### SET TASK
Images are not part of the copy; transcribe all the data exactly.

### SUPPLIED DATA
━━━━━━━━━━━━━━━━━━━━

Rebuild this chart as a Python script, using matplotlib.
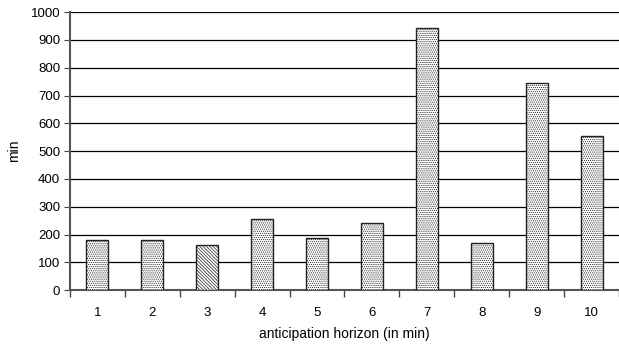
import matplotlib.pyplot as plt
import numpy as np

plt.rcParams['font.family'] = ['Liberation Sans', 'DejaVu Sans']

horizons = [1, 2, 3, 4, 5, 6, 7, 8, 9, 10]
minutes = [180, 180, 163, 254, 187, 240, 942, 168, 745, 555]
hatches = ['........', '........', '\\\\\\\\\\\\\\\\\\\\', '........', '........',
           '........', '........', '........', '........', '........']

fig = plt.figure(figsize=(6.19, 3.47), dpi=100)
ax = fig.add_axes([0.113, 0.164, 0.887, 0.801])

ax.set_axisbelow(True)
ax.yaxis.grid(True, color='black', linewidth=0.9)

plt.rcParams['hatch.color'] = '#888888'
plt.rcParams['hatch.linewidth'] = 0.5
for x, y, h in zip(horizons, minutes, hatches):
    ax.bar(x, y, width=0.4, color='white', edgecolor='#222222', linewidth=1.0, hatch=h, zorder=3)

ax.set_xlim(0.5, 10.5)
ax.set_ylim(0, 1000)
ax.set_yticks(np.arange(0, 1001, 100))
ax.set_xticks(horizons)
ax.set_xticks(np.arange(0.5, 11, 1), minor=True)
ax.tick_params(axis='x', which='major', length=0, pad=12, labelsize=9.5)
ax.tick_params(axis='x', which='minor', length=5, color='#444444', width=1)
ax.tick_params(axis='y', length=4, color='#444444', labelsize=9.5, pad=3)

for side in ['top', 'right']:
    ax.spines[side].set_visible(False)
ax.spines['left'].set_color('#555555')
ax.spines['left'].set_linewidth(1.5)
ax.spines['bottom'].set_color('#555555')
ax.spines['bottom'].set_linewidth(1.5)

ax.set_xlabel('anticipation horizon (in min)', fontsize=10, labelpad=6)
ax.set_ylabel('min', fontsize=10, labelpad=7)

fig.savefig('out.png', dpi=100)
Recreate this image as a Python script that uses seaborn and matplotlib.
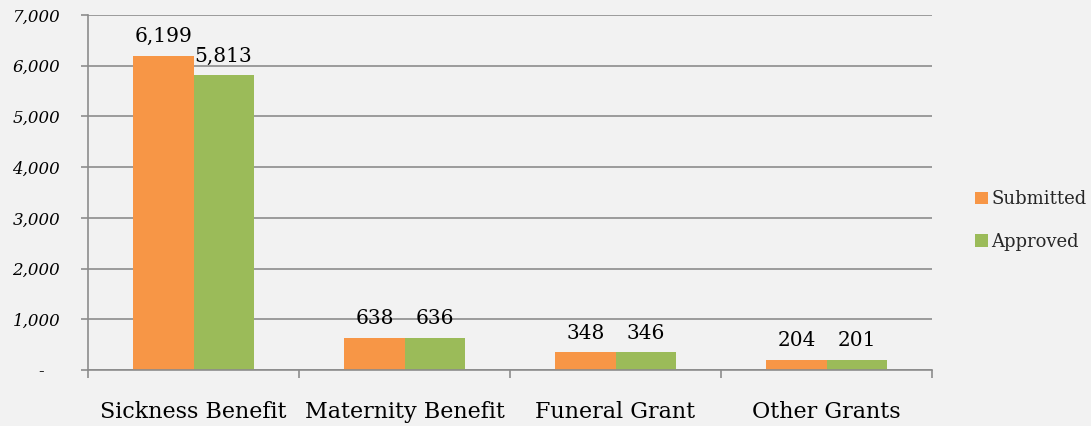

━━━━━━━━━━━━━━━━━━━━

### COMPLETED TASK
Rebuild this chart as a Python script, using matplotlib.
import matplotlib.pyplot as plt
import numpy as np

plt.rcParams['font.family'] = ['Liberation Sans', 'DejaVu Sans']

horizons = [1, 2, 3, 4, 5, 6, 7, 8, 9, 10]
minutes = [180, 180, 163, 254, 187, 240, 942, 168, 745, 555]
hatches = ['........', '........', '\\\\\\\\\\\\\\\\\\\\', '........', '........',
           '........', '........', '........', '........', '........']

fig = plt.figure(figsize=(6.19, 3.47), dpi=100)
ax = fig.add_axes([0.113, 0.164, 0.887, 0.801])

ax.set_axisbelow(True)
ax.yaxis.grid(True, color='black', linewidth=0.9)

plt.rcParams['hatch.color'] = '#888888'
plt.rcParams['hatch.linewidth'] = 0.5
for x, y, h in zip(horizons, minutes, hatches):
    ax.bar(x, y, width=0.4, color='white', edgecolor='#222222', linewidth=1.0, hatch=h, zorder=3)

ax.set_xlim(0.5, 10.5)
ax.set_ylim(0, 1000)
ax.set_yticks(np.arange(0, 1001, 100))
ax.set_xticks(horizons)
ax.set_xticks(np.arange(0.5, 11, 1), minor=True)
ax.tick_params(axis='x', which='major', length=0, pad=12, labelsize=9.5)
ax.tick_params(axis='x', which='minor', length=5, color='#444444', width=1)
ax.tick_params(axis='y', length=4, color='#444444', labelsize=9.5, pad=3)

for side in ['top', 'right']:
    ax.spines[side].set_visible(False)
ax.spines['left'].set_color('#555555')
ax.spines['left'].set_linewidth(1.5)
ax.spines['bottom'].set_color('#555555')
ax.spines['bottom'].set_linewidth(1.5)

ax.set_xlabel('anticipation horizon (in min)', fontsize=10, labelpad=6)
ax.set_ylabel('min', fontsize=10, labelpad=7)

fig.savefig('out.png', dpi=100)
Recreate this image as a Python script that uses seaborn and matplotlib.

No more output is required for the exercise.